- Genre: Tabloid talk show
- Based on: The Jeremy Kyle Show (British series)
- Presented by: Jeremy Kyle
- Starring: Dr. Janet Taylor (guest support)
- Country of origin: United States
- Original language: English
- No. of seasons: 2
- No. of episodes: 300

Production
- Camera setup: Multiple
- Running time: 60 minutes
- Production companies: ITV Studios America Debmar-Mercury

Original release
- Network: Broadcast syndication
- Release: September 19, 2011 – May 21, 2013

Related
- The Jeremy Kyle Show

= The Jeremy Kyle Show (American talk show) =

American syndicated talk show (2011–2013)

The Jeremy Kyle Show is an American first-run syndicated talk show that was hosted by Jeremy Kyle. The show ran for two seasons from September 19, 2011, to May 21, 2013, in which it broadcast over 300 episodes. It was based on the British talk show of the same name, which was also hosted by Kyle.

The series was taped in New York. The program was a co-production of ITV Studios' U.S. subsidiary, ITV Studios America and Debmar-Mercury, which served as distributor for the American version while ITV kept all international rights.

==Synopsis==
As with the British version, the series used a confrontational style, which saw guests attempt to resolve interpersonal relationship issues, such as family, relationship, sex, drug, alcohol and other issues. "Guest Support" was provided by psychiatrist Dr Janet Taylor.

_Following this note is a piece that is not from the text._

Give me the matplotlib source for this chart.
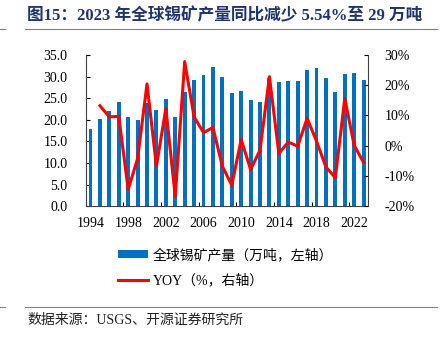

The show's style was one of the reasons why Fox and Debmar-Mercury saw potential in adapting Kyle's show to the United States as a replacement for Oprah. By November 2010, the series was picked up in over 70% of American television markets, well ahead of its September 2011 debut. Kyle also had competition among three other tabloid talkers, already established veterans (and all distributed by NBCUniversal Television Distribution), Jerry Springer, The Steve Wilkos Show and Maury.

Like other tabloid talk shows, Jeremy Kyle aired primarily on affiliates of Fox, The CW and MyNetworkTV. Only a scattered number of ABC, CBS and NBC stations in smaller markets aired the program, with only a few using it to fill their former Oprah timeslot.

On November 17, 2011, the show was renewed for a second season.

===Cancellation===
The series was cancelled after two seasons on December 18, 2012, with the final episode airing in May 2013. In a joint-statement to Broadcasting & Cable, Debmar-Mercury co-presidents Mort Marcus and Ira Bernstein said, "We can confirm the American version of The Jeremy Kyle Show won't be returning for a third season. This is in no way a reflection of the quality of the show. Backed by a first-rate production team, Jeremy was amazing and showed all of us why he is such a rock star in the UK. Simply put, Jeremy is one of the best hosts we have ever seen, and we expect to see more of him on U.S. television in the years ahead. Unfortunately, talk shows like this simply take time to build and, while we were seeing ratings progress in many markets, it wasn't enough to justify going forward with another season."

==Initial reception==
Before its American debut, Broadcasting & Cable writer Ben Grossman noted in his article that his show could be a threat to Anderson Cooper's syndicated talk show, which debuted in the same season (and ran for two years just like Kyle's did), and yet another confrontational tabloid talk veteran, Jerry Springer, whom Kyle replaced back in the UK when Springer's version of his American talk show aired there.